Reader question: Pipeline frameworks for NGS and non-NGS workflows
*** Before we get started, a few quick plugs:
The deadline to fill out the Bits in Bio member survey has been extended into early December, so if you haven’t filled it out yet, there’s still time. It only takes a couple minutes and will help us make BiB into a community that supports your needs.
I recently appeared on the Data in Biotech podcast to talk about all the usual topics. Check out my episode here, then listen to all their other great episodes.
***
Natalie Ma recently sent me a really interesting question about workflow frameworks, and since she happens to be a subscriber to the newsletter, I thought this might be an excuse to start having occasional posts where I answer reader questions. If you have a question or a topic that you’d like me to write about, send it to scalingbiotech@substack.com and (assuming it fits with my usual themes) I’ll write an answer in an upcoming post. (You can choose to be named or anonymous - Thank you, Natalie, for agreeing to let me use your name and your question.)
Here’s the question (slightly paraphrased): How should biotech teams think about bioinformatics pipeline/workflow frameworks, particularly Nextflow, as they scale.
It just so happens that most of what I know about bioinformatics came from trying to migrate a bulk RNA-seq workflow from a collection of shell scripts into Luigi, a Python-based workflow framework. (Emphasis on “trying”.) The advice that I ignored before starting this project was to just use an off-the-shelf workflow that had already been implemented in NextFlow. If I could do it over again, I would take the advice. But I think it’s worth exploring why I initially ignored it before getting into why that was probably a bad idea. (I also asked this question on the Bits in Bio #embedded-data-teams Slack channel to make sure I wasn’t too far off the mark.

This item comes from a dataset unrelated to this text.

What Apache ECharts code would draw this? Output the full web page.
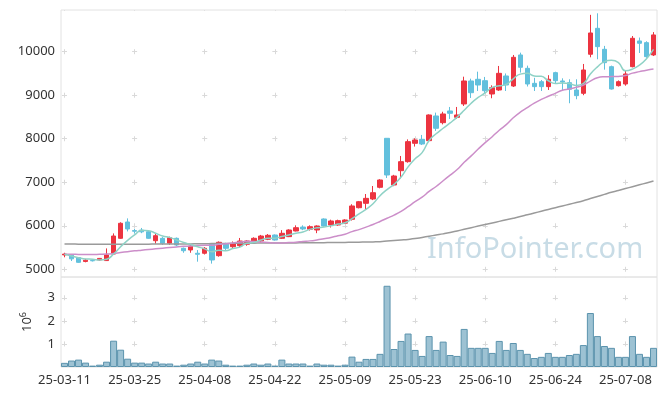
<!DOCTYPE html>
<html><head><meta charset="utf-8">
<script src="https://cdn.jsdelivr.net/npm/echarts@6/dist/echarts.min.js"></script>
<style>html,body{margin:0;padding:0;background:#fff}#c{width:665px;height:396px}</style>
</head><body><div id="c"></div>
<script>
const dates = [
'25-03-11','25-03-12','25-03-13','25-03-14','25-03-17','25-03-18','25-03-19','25-03-20','25-03-21','25-03-24',
'25-03-25','25-03-26','25-03-27','25-03-28','25-03-31','25-04-01','25-04-02','25-04-03','25-04-04','25-04-07',
'25-04-08','25-04-09','25-04-10','25-04-11','25-04-14','25-04-15','25-04-16','25-04-17','25-04-18','25-04-21',
'25-04-22','25-04-23','25-04-24','25-04-25','25-04-28','25-04-29','25-04-30','25-05-02','25-05-07','25-05-08',
'25-05-09','25-05-12','25-05-13','25-05-14','25-05-15','25-05-16','25-05-19','25-05-20','25-05-21','25-05-22',
'25-05-23','25-05-26','25-05-27','25-05-28','25-05-29','25-05-30','25-06-02','25-06-04','25-06-05','25-06-09',
'25-06-10','25-06-11','25-06-12','25-06-13','25-06-16','25-06-17','25-06-18','25-06-19','25-06-20','25-06-23',
'25-06-24','25-06-25','25-06-26','25-06-27','25-06-30','25-07-01','25-07-02','25-07-03','25-07-04','25-07-07',
'25-07-08','25-07-09','25-07-10','25-07-11','25-07-14'];

const opens = [
5330,5330,5270,5180,5205,5215,5200,5350,5712,6087,
5890,5900,5864,5657,5712,5600,5712,5483,5444,5368,
5368,5575,5313,5575,5519,5543,5575,5635,5650,5689,
5788,5712,5750,5880,5971,5919,5903,6156,6018,6018,
6060,6149,6415,6516,6615,6884,8010,6937,7266,7473,
7895,7987,7956,8523,8369,8638,8492,8799,9327,9366,
9334,9028,9120,9442,9212,9925,9618,9273,9311,9197,
9519,9327,9288,9120,9044,9941,10537,10055,9656,9219,
9258,9656,10247,10208,9925];

const closes = [
5350,5240,5160,5210,5195,5250,5330,5765,6057,5926,
5875,5860,5712,5772,5597,5726,5558,5427,5535,5345,
5483,5214,5621,5483,5581,5650,5650,5712,5765,5781,
5673,5827,5903,5956,5926,5979,5995,5995,6110,6117,
6133,6455,6553,6630,6760,7052,7167,7144,7473,7933,
7971,7879,8546,8240,8569,8584,8546,9327,9058,9235,
9104,9173,9503,9235,9871,9642,9258,9197,9197,9366,
9334,9304,9136,8990,9580,10430,10116,9748,9143,9311,
9488,10308,10193,9886,10385];

const lows = [
5276,5190,5150,5160,5180,5200,5195,5330,5700,5870,
5820,5830,5700,5588,5560,5560,5530,5380,5380,5175,
5340,5130,5290,5440,5490,5510,5540,5610,5610,5670,
5660,5700,5740,5870,5900,5890,5830,5980,5960,6000,
6040,6120,6400,6379,6590,6860,7098,6910,7090,7450,
7820,7855,7930,8180,8330,8455,8455,8753,8937,9097,
9050,8930,9100,9097,9190,9520,9200,9097,9097,9120,
9280,9120,8815,8907,9000,9871,9826,9587,9130,9200,
9219,9640,9970,9860,9900];

const highs = [
5380,5350,5280,5240,5220,5260,5480,5825,6080,6170,
5930,5950,5880,5818,5740,5750,5730,5500,5560,5443,
5510,5598,5640,5610,5640,5720,5670,5735,5790,5810,
5800,5900,5920,6010,6010,6010,6010,6170,6140,6140,
6150,6495,6570,6730,6914,7070,8010,7170,7604,7985,
8010,8087,8560,8600,8620,8730,8730,9426,9380,9541,
9420,9227,9672,9500,9925,9978,9680,9400,9350,9460,
9540,9388,9366,9366,9718,10847,10882,10133,9680,9340,
9580,10360,10325,10240,10450];

const ma5 = [
5345,5306,5267,5237,5231,5211,5229,5350,5519,5666,
5791,5897,5886,5829,5763,5733,5673,5616,5569,5518,
5470,5401,5440,5429,5476,5510,5597,5615,5672,5712,
5716,5752,5790,5828,5857,5918,5952,5970,6001,6039,
6070,6162,6274,6378,6506,6690,6832,6951,7119,7354,
7538,7680,7960,8114,8241,8364,8497,8653,8817,8950,
9054,9179,9215,9250,9377,9485,9502,9441,9433,9332,
9270,9280,9267,9226,9269,9488,9650,9773,9803,9750,
9561,9600,9689,9837,10052];

const ma20 = [
5345,5345,5342,5340,5340,5345,5350,5365,5385,5405,
5425,5440,5455,5470,5485,5500,5515,5528,5538,5545,
5551,5550,5573,5587,5606,5626,5642,5639,5625,5617,
5607,5606,5615,5624,5641,5653,5675,5704,5732,5771,
5804,5866,5912,5970,6029,6099,6174,6246,6331,6439,
6554,6657,6789,6903,7035,7165,7293,7459,7607,7763,
7911,8047,8195,8325,8481,8610,8715,8817,8903,8975,
9043,9114,9144,9181,9232,9324,9403,9424,9428,9432,
9451,9508,9542,9575,9601];

const maLong = [
5580,5579,5578,5577,5576,5576,5575,5575,5575,5575,
5576,5577,5578,5579,5580,5581,5582,5583,5584,5586,
5588,5590,5592,5594,5596,5598,5600,5601,5602,5603,
5604,5605,5606,5607,5608,5609,5610,5612,5614,5616,
5618,5620,5623,5626,5630,5635,5648,5661,5674,5687,
5705,5732,5760,5787,5814,5845,5882,5919,5956,5993,
6029,6065,6101,6137,6173,6211,6252,6293,6334,6375,
6415,6455,6495,6535,6577,6625,6673,6721,6769,6812,
6855,6898,6941,6985,7029];

const volume = [
0.18,0.28,0.32,0.19,0.06,0.10,0.23,1.14,0.75,0.36,
0.19,0.19,0.15,0.23,0.15,0.15,0.06,0.10,0.15,0.23,
0.15,0.32,0.28,0.10,0.06,0.06,0.10,0.15,0.10,0.15,
0.06,0.32,0.15,0.15,0.15,0.06,0.15,0.10,0.10,0.06,
0.10,0.45,0.23,0.35,0.35,0.57,3.52,0.78,1.13,1.45,
0.74,0.48,1.34,0.74,1.10,0.52,0.48,1.65,0.83,0.83,
0.83,0.61,1.13,0.74,1.04,0.74,0.57,0.39,0.44,0.61,
0.44,0.44,0.52,0.57,0.95,2.34,1.34,0.91,0.83,0.44,
0.44,1.34,0.57,0.44,0.83];

const candles = dates.map((d, i) => [opens[i], closes[i], lows[i], highs[i]]);

// layout / style constants
const FONT = 'Noto Sans';
const G_LEFT = 61, G_W = 596;
const P_TOP = 10, P_H = 267, P_MIN = 4823, P_MAX = 10958;
const V_TOP = 277, V_H = 90, V_MAX = 3.9;
const GRIDC = '#d9d9d9';
const CROSS = 5;
const band = G_W / dates.length;
const xPeriod = band * 10;
const xDashStart = band * 0.5 - CROSS / 2;
const xOffset = xPeriod - (xDashStart % xPeriod);
const pPeriod = 1000 * P_H / (P_MAX - P_MIN);
const pFirst = (P_MAX - 10000) * P_H / (P_MAX - P_MIN) - CROSS / 2;
const pOffset = pPeriod - (((pFirst % pPeriod) + pPeriod) % pPeriod);
const vPeriod = V_H / V_MAX;
const vFirst = (V_MAX - 3) * vPeriod - CROSS / 2;
const vOffset = vPeriod - (((vFirst % vPeriod) + vPeriod) % vPeriod);

const hSplit = {show: true, showMinLine: false, showMaxLine: false,
  lineStyle: {color: GRIDC, width: 1, type: [CROSS, xPeriod - CROSS], dashOffset: xOffset}};

const chart = echarts.init(document.getElementById('c'));
chart.setOption({
  animation: false,
  backgroundColor: '#ffffff',
  textStyle: {fontFamily: FONT},
  grid: [
    {left: G_LEFT, top: P_TOP, width: G_W, height: P_H, show: true, borderColor: '#e2e2e2', borderWidth: 1},
    {left: G_LEFT, top: V_TOP, width: G_W, height: V_H, show: true, borderColor: '#e2e2e2', borderWidth: 1}
  ],
  xAxis: [
    {type: 'category', gridIndex: 0, data: dates, boundaryGap: true,
     axisLine: {show: false}, axisTick: {show: false}, axisLabel: {show: false},
     splitLine: {show: true, interval: 9, alignWithLabel: true,
       lineStyle: {color: GRIDC, width: 1, type: [CROSS, pPeriod - CROSS], dashOffset: pOffset}}},
    {type: 'category', gridIndex: 1, data: dates, boundaryGap: true,
     axisLine: {show: false}, axisTick: {show: false},
     axisLabel: {interval: 9, color: '#333', fontSize: 13, fontFamily: FONT, margin: 7},
     splitLine: {show: true, interval: 9, alignWithLabel: true,
       lineStyle: {color: GRIDC, width: 1, type: [CROSS, vPeriod - CROSS], dashOffset: vOffset}}}
  ],
  yAxis: [
    {type: 'value', gridIndex: 0, min: P_MIN, max: P_MAX,
     axisLine: {show: false}, axisTick: {show: false},
     axisLabel: {showMinLabel: false, showMaxLabel: false, color: '#333', fontSize: 13, fontFamily: FONT, margin: 6,
       formatter: v => String(v)},
     splitLine: hSplit},
    {type: 'value', gridIndex: 1, min: 0, max: V_MAX, interval: 1,
     name: '{a|10}{b|6}', nameLocation: 'middle', nameGap: 26, nameRotate: 90,
     nameTextStyle: {rich: {
       a: {fontSize: 13, color: '#333', fontFamily: FONT, lineHeight: 16},
       b: {fontSize: 9, color: '#333', fontFamily: FONT, lineHeight: 10, verticalAlign: 'top'}}},
     axisLine: {show: false}, axisTick: {show: false},
     axisLabel: {showMinLabel: false, showMaxLabel: false, color: '#333', fontSize: 13, fontFamily: FONT, margin: 6,
       formatter: v => String(v)},
     splitLine: hSplit}
  ],
  graphic: [
    {type: 'text', left: 427, top: 235, z: 0, silent: true,
     style: {text: 'InfoPointer.com', font: '29px "Noto Sans"', fill: '#c8dce6'}}
  ],
  series: [
    {type: 'candlestick', xAxisIndex: 0, yAxisIndex: 0, data: candles, barWidth: 5,
     itemStyle: {color: '#ec3440', color0: '#62c0dd', borderColor: '#ec3440', borderColor0: '#62c0dd', borderWidth: 1}},
    {type: 'line', xAxisIndex: 0, yAxisIndex: 0, data: maLong, smooth: true, showSymbol: false,
     lineStyle: {color: '#9a9a9a', width: 1.5}},
    {type: 'line', xAxisIndex: 0, yAxisIndex: 0, data: ma20, smooth: true, showSymbol: false,
     lineStyle: {color: '#cc8ec9', width: 1.5}},
    {type: 'line', xAxisIndex: 0, yAxisIndex: 0, data: ma5, smooth: true, showSymbol: false,
     lineStyle: {color: '#8fd2c6', width: 1.5}},
    {type: 'bar', xAxisIndex: 1, yAxisIndex: 1, data: volume, barWidth: '100%',
     itemStyle: {color: '#9dc2d3', borderColor: '#5b93ad', borderWidth: 1}}
  ]
});
</script></body></html>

Head over there to see what everyone else said.)
I took on this ill-fated project early in my biotech career for a startup that was training ML models using RNA sequencing data. We wanted to automate the primary analysis pipeline, then extend that workflow to include some of the early stages of ML feature definition and training. So it seemed to make sense to run everything with the same framework. And when it came to the decision between writing all the ML workflows in Groovy for NextFlow or rewriting the bioinformatics workflow in a Python-based framework, Python won.
In hindsight, I think the better question to ask was whether having a single framework end-to-end is more important than having the appropriate framework for each piece of the pipeline. Nextflow is optimized for long-running, high-memory, monolithic pre-built binaries. The framework provides fault tolerance but largely treats each step as a black box. Frameworks like Airflow, Prefect and Luigi are designed for running custom code in parallel. These frameworks don’t just run black-boxes - they package your code for you, removing a lot of the development overhead and leading to a more integrated result.
It’s not that hard to have a pipeline in one framework trigger a follow-on workflow in a different framework. Yes, it adds complexity and overhead, as does maintaining the infrastructure for each framework. But writing a workflow in a framework that wasn’t designed for it creates arguably much much more. It’s a trade-off.
So in the end there isn’t a simple answer - which route will lead to less overhead and fewer headaches depends on a lot of factors. But I can tell you from personal experience, it’s easy to underestimate the effort required to implement (and more importantly debug) a bioinformatics workflow in a new framework. Think twice before you decide it’s worth it.